SET TASK: Retype exactly what runs from the first line of the data to the line with "const peakHF = [1.75, -2.46];", keeping both of those lines and skipping pictures.

※ ※ ※

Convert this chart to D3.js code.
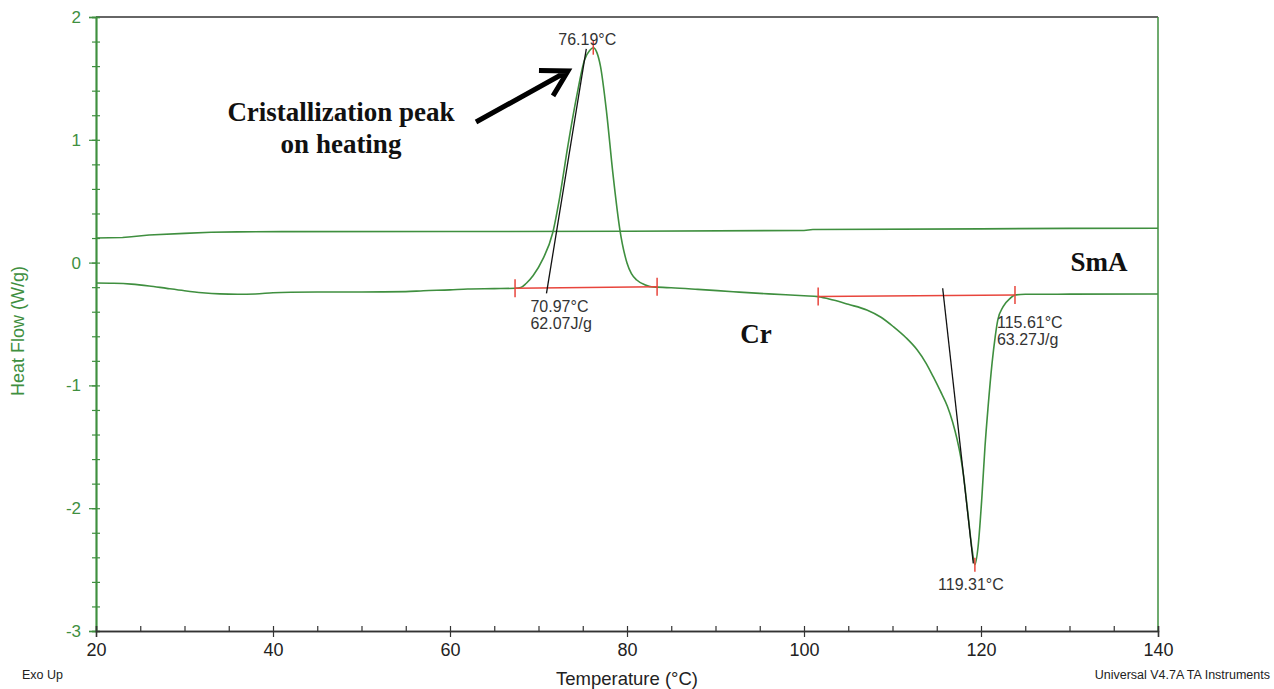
<!DOCTYPE html>
<html>
<head>
<meta charset="utf-8">
<script src="https://cdn.jsdelivr.net/npm/d3@7"></script>
<style>
  html, body { margin: 0; padding: 0; background: #fff; }
  svg { display: block; }
</style>
</head>
<body>
<svg id="chart" width="1274" height="689"></svg>
<script>
// ---------- data ----------
const heatingT = [20, 22, 24, 26, 28, 30, 32, 34, 36, 38, 40, 42, 45, 50, 55, 57, 60, 62, 65, 67.4, 68, 68.6, 69.4, 70.5, 71.6, 72.4, 73.3, 74.3, 75.2, 75.8, 76.19, 76.6, 77.0, 77.7, 78.4, 79.2, 80.0, 80.5, 81.1, 82.0, 82.9, 83.4, 85, 88, 92, 96, 100, 101.6, 103.3, 105, 107.1, 108.7, 110.1, 111.5, 112.8, 113.8, 114.6, 115.4, 116.2, 116.8, 117.3, 117.7, 118.0, 118.5, 119.0, 119.31, 119.66, 120.1, 120.45, 120.8, 121.25, 121.6, 121.9, 122.5, 123.3, 123.84, 125, 130, 140];
const heatingHF = [-0.166, -0.168, -0.175, -0.19, -0.21, -0.229, -0.245, -0.255, -0.258, -0.256, -0.245, -0.241, -0.24, -0.24, -0.236, -0.229, -0.222, -0.215, -0.212, -0.209, -0.203, -0.17, -0.105, 0.03, 0.241, 0.534, 0.942, 1.349, 1.65, 1.73, 1.75, 1.71, 1.6, 1.22, 0.73, 0.265, -0.003, -0.09, -0.142, -0.18, -0.199, -0.2, -0.205, -0.218, -0.237, -0.255, -0.27, -0.277, -0.305, -0.34, -0.386, -0.445, -0.522, -0.61, -0.712, -0.82, -0.929, -1.045, -1.17, -1.30, -1.44, -1.58, -1.72, -2.03, -2.34, -2.46, -2.32, -1.91, -1.5, -1.176, -0.818, -0.606, -0.467, -0.359, -0.291, -0.264, -0.258, -0.257, -0.256];

const coolingT = [20, 23, 24, 26, 30, 33, 36, 41, 60, 80, 100, 101, 120, 130, 140];
const coolingHF = [0.20, 0.205, 0.211, 0.225, 0.238, 0.247, 0.25, 0.252, 0.253, 0.255, 0.262, 0.27, 0.275, 0.279, 0.28];

// integration baselines (red) : start/end temperature and heat flow
const baseStartT = [67.35, 101.6];
const baseStartHF = [-0.209, -0.277];
const baseEndT = [83.4, 123.84];
const baseEndHF = [-0.196, -0.264];

// onset tangents (black)
const tanStartT = [70.9, 115.67];
const tanStartHF = [-0.25, -0.209];
const tanEndT = [75.4, 119.13];
const tanEndHF = [1.74, -2.449];

// peak markers
const peakT = [76.19, 119.31];
const peakHF = [1.75, -2.46];

const xTickLabels = [20, 40, 60, 80, 100, 120, 140];
const xMinorTicks = [20, 25, 30, 35, 40, 45, 50, 55, 60, 65, 70, 75, 80, 85, 90, 95, 100, 105, 110, 115, 120, 125, 130, 135, 140];
const yTickLabels = [2, 1, 0, -1, -2, -3];
const yMinorTicks = [2, 1.8, 1.6, 1.4, 1.2, 1, 0.8, 0.6, 0.4, 0.2, 0, -0.2, -0.4, -0.6, -0.8, -1, -1.2, -1.4, -1.6, -1.8, -2, -2.2, -2.4, -2.6, -2.8, -3];

// ---------- drawing ----------
const svg = d3.select("#chart");
const green = "#3f8f3f";
const red = "#e8453c";
const sans = "Arial, 'Liberation Sans', sans-serif";
const x = d3.scaleLinear().domain([20, 140]).range([96, 1158]);
const y = d3.scaleLinear().domain([-3, 2]).range([631, 17]);

// frame: top and right
svg.append("line").attr("x1", x(20)).attr("x2", x(140)).attr("y1", y(2)).attr("y2", y(2))
  .attr("stroke", "#333").attr("stroke-width", 1.5);
svg.append("line").attr("x1", x(140)).attr("x2", x(140)).attr("y1", y(2)).attr("y2", y(-3))
  .attr("stroke", green).attr("stroke-width", 1.5);

// left axis
const yAxis = svg.append("g").attr("transform", `translate(${x(20)},0)`)
  .call(d3.axisLeft(y).tickValues(yTickLabels).tickSize(7).tickPadding(8).tickFormat(d => String(d)));
const yMinor = svg.append("g").attr("transform", `translate(${x(20)},0)`)
  .call(d3.axisLeft(y).tickValues(yMinorTicks).tickSize(4).tickFormat(""));
const yInner = svg.append("g").attr("transform", `translate(${x(20)},0)`)
  .call(d3.axisRight(y).tickValues(yMinorTicks).tickSize(4).tickFormat(""));
[yAxis, yMinor, yInner].forEach(g => {
  g.select(".domain").attr("stroke", green).attr("stroke-width", 1.5);
  g.selectAll(".tick line").attr("stroke", green).attr("stroke-width", 1.2);
  g.selectAll(".tick text").attr("fill", green).attr("font-family", sans).attr("font-size", 17);
});

// bottom axis
const xAxis = svg.append("g").attr("transform", `translate(0,${y(-3)})`)
  .call(d3.axisBottom(x).tickValues(xTickLabels).tickSize(6).tickPadding(6).tickFormat(d => String(d)));
const xInner = svg.append("g").attr("transform", `translate(0,${y(-3)})`)
  .call(d3.axisTop(x).tickValues(xMinorTicks).tickSize(5).tickFormat(""));
[xAxis, xInner].forEach(g => {
  g.select(".domain").attr("stroke", "#333").attr("stroke-width", 1.5);
  g.selectAll(".tick line").attr("stroke", "#333").attr("stroke-width", 1.2);
  g.selectAll(".tick text").attr("fill", "#222").attr("font-family", sans).attr("font-size", 18);
});

// curves
const line = d3.line().x(d => x(d[0])).y(d => y(d[1])).curve(d3.curveMonotoneX);
const heating = heatingT.map((t, i) => [t, heatingHF[i]]);
const cooling = coolingT.map((t, i) => [t, coolingHF[i]]);
svg.append("path").datum(cooling).attr("d", d3.line().x(d => x(d[0])).y(d => y(d[1])))
  .attr("fill", "none").attr("stroke", green).attr("stroke-width", 1.6);
svg.append("path").datum(heating).attr("d", line)
  .attr("fill", "none").attr("stroke", green).attr("stroke-width", 1.6);

// red baselines with end ticks
baseStartT.forEach((t, i) => {
  svg.append("line").attr("x1", x(t)).attr("y1", y(baseStartHF[i]))
    .attr("x2", x(baseEndT[i])).attr("y2", y(baseEndHF[i]))
    .attr("stroke", red).attr("stroke-width", 1.5);
  [[t, baseStartHF[i]], [baseEndT[i], baseEndHF[i]]].forEach(p => {
    svg.append("line").attr("x1", x(p[0])).attr("x2", x(p[0]))
      .attr("y1", y(p[1]) - 9).attr("y2", y(p[1]) + 9)
      .attr("stroke", red).attr("stroke-width", 1.5);
  });
});

// tangent lines
tanStartT.forEach((t, i) => {
  svg.append("line").attr("x1", x(t)).attr("y1", y(tanStartHF[i]))
    .attr("x2", x(tanEndT[i])).attr("y2", y(tanEndHF[i]))
    .attr("stroke", "#111").attr("stroke-width", 1.3);
});

// peak markers
peakT.forEach((t, i) => {
  svg.append("line").attr("x1", x(t)).attr("x2", x(t))
    .attr("y1", y(peakHF[i]) - 7).attr("y2", y(peakHF[i]) + 7)
    .attr("stroke", red).attr("stroke-width", 1.5);
});

// annotation texts
const ann = (tx, ty, s, anchor) => svg.append("text").attr("x", tx).attr("y", ty)
  .attr("text-anchor", anchor || "start").attr("fill", "#333")
  .attr("font-family", sans).attr("font-size", 16).text(s);
ann(x(peakT[0]) - 6, y(peakHF[0]) - 3, "76.19°C", "middle");
ann(x(tanStartT[0]) - 16, y(-0.2) + 25, "70.97°C");
ann(x(tanStartT[0]) - 16, y(-0.2) + 42, "62.07J/g");
ann(x(baseEndT[1]) - 18, y(-0.264) + 33, "115.61°C");
ann(x(baseEndT[1]) - 18, y(-0.264) + 50, "63.27J/g");
ann(x(peakT[1]) - 4, y(peakHF[1]) + 25, "119.31°C", "middle");

// bold serif labels
const bold = (tx, ty, s, anchor) => svg.append("text").attr("x", tx).attr("y", ty)
  .attr("text-anchor", anchor || "middle").attr("fill", "#111").attr("font-weight", "bold")
  .attr("font-family", "'Liberation Serif', 'Times New Roman', serif").attr("font-size", 27).text(s);
bold(341, 121, "Cristallization peak");
bold(341, 153, "on heating");
bold(1099, 271, "SmA");
bold(756, 343, "Cr");

// arrow
const ax0 = x(62.94), ay0 = y(1.145), ax1 = x(73.33), ay1 = y(1.56);
const ang = Math.atan2(ay0 - ay1, ax0 - ax1);
const armLen = 29, spread = Math.PI / 6;
const arm1 = [ax1 + armLen * Math.cos(ang + spread), ay1 + armLen * Math.sin(ang + spread)];
const arm2 = [ax1 + armLen * Math.cos(ang - spread), ay1 + armLen * Math.sin(ang - spread)];
svg.append("path")
  .attr("d", `M${ax0},${ay0}L${ax1},${ay1}M${arm1[0]},${arm1[1]}L${ax1},${ay1}L${arm2[0]},${arm2[1]}`)
  .attr("fill", "none").attr("stroke", "#000").attr("stroke-width", 5)
  .attr("stroke-linecap", "butt").attr("stroke-linejoin", "miter");

// axis titles
svg.append("text").attr("transform", `translate(24,${331}) rotate(-90)`)
  .attr("text-anchor", "middle").attr("fill", green)
  .attr("font-family", sans).attr("font-size", 18)
  .text("Heat Flow (W/g)");
svg.append("text").attr("x", 627).attr("y", 685).attr("text-anchor", "middle").attr("fill", "#222")
  .attr("font-family", sans).attr("font-size", 18.5)
  .text("Temperature (°C)");
svg.append("text").attr("x", 22).attr("y", 679).attr("fill", "#222")
  .attr("font-family", sans).attr("font-size", 12.5)
  .text("Exo Up");
svg.append("text").attr("x", 1270).attr("y", 679).attr("text-anchor", "end").attr("fill", "#222")
  .attr("font-family", sans).attr("font-size", 12.5)
  .text("Universal V4.7A TA Instruments");
</script>
</body>
</html>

※ ※ ※

SOLVED EXERCISE:
Convert this chart to D3.js code.
<!DOCTYPE html>
<html>
<head>
<meta charset="utf-8">
<script src="https://cdn.jsdelivr.net/npm/d3@7"></script>
<style>
  html, body { margin: 0; padding: 0; background: #fff; }
  svg { display: block; }
</style>
</head>
<body>
<svg id="chart" width="1274" height="689"></svg>
<script>
// ---------- data ----------
const heatingT = [20, 22, 24, 26, 28, 30, 32, 34, 36, 38, 40, 42, 45, 50, 55, 57, 60, 62, 65, 67.4, 68, 68.6, 69.4, 70.5, 71.6, 72.4, 73.3, 74.3, 75.2, 75.8, 76.19, 76.6, 77.0, 77.7, 78.4, 79.2, 80.0, 80.5, 81.1, 82.0, 82.9, 83.4, 85, 88, 92, 96, 100, 101.6, 103.3, 105, 107.1, 108.7, 110.1, 111.5, 112.8, 113.8, 114.6, 115.4, 116.2, 116.8, 117.3, 117.7, 118.0, 118.5, 119.0, 119.31, 119.66, 120.1, 120.45, 120.8, 121.25, 121.6, 121.9, 122.5, 123.3, 123.84, 125, 130, 140];
const heatingHF = [-0.166, -0.168, -0.175, -0.19, -0.21, -0.229, -0.245, -0.255, -0.258, -0.256, -0.245, -0.241, -0.24, -0.24, -0.236, -0.229, -0.222, -0.215, -0.212, -0.209, -0.203, -0.17, -0.105, 0.03, 0.241, 0.534, 0.942, 1.349, 1.65, 1.73, 1.75, 1.71, 1.6, 1.22, 0.73, 0.265, -0.003, -0.09, -0.142, -0.18, -0.199, -0.2, -0.205, -0.218, -0.237, -0.255, -0.27, -0.277, -0.305, -0.34, -0.386, -0.445, -0.522, -0.61, -0.712, -0.82, -0.929, -1.045, -1.17, -1.30, -1.44, -1.58, -1.72, -2.03, -2.34, -2.46, -2.32, -1.91, -1.5, -1.176, -0.818, -0.606, -0.467, -0.359, -0.291, -0.264, -0.258, -0.257, -0.256];

const coolingT = [20, 23, 24, 26, 30, 33, 36, 41, 60, 80, 100, 101, 120, 130, 140];
const coolingHF = [0.20, 0.205, 0.211, 0.225, 0.238, 0.247, 0.25, 0.252, 0.253, 0.255, 0.262, 0.27, 0.275, 0.279, 0.28];

// integration baselines (red) : start/end temperature and heat flow
const baseStartT = [67.35, 101.6];
const baseStartHF = [-0.209, -0.277];
const baseEndT = [83.4, 123.84];
const baseEndHF = [-0.196, -0.264];

// onset tangents (black)
const tanStartT = [70.9, 115.67];
const tanStartHF = [-0.25, -0.209];
const tanEndT = [75.4, 119.13];
const tanEndHF = [1.74, -2.449];

// peak markers
const peakT = [76.19, 119.31];
const peakHF = [1.75, -2.46];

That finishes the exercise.